Good news. Like a breath of fresh air. Why couldn't this have been going on since 1986? There wouldn't be a problem today.
My guess it will only last long enough to pass an amnesty bill. We had best keep our eye on the ball.
2179 down, 12 million to go! :-)
Damn. I wish this story had been about my neighborhood!
I guess it's expensive to get his and her SS cards.
Here, all they'd have to do is hit Tyson and Walmart. I see them all the time, cruising around in nice fancy new cars blaring their obnoxious gangster "music." Walmart, at any given time, is packed with pregant Mexicans and their non-English speaking kids. And to add insult to injury, Walmart caters to them big time.

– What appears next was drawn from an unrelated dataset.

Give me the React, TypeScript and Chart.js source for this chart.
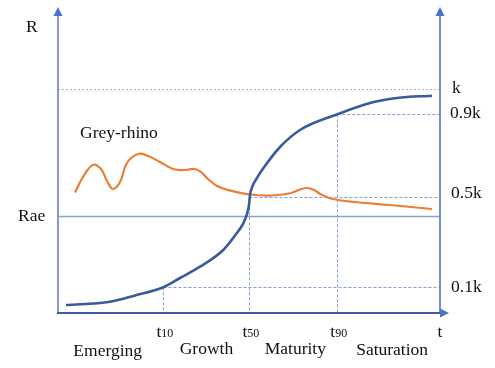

It infuriates me.
Sounds like the old laws work just fine...
Magdaleno Martinez, right, waits on a street corner with other day laborers looking for work in the Linda Vista neighborhood of San Diego Friday, June 16, 2006. The neighborhood was raided as part of the U.S. Immigration and Customs Enforcement 'Operation Return to Sender.' Since the raids the number of day laborers on the street corner has declined. (AP Photo/Denis Poroy)
After that, show up at the large box stores, say early in the a.m. and check everyone's I.D. who is checking in.
Wonder what took him so long? /sarc
(Denny Crane: "Every one should carry a gun strapped to their waist. We need more - not less guns.")
The inevitable street gangs that follows this immigration has brought fear to many communities.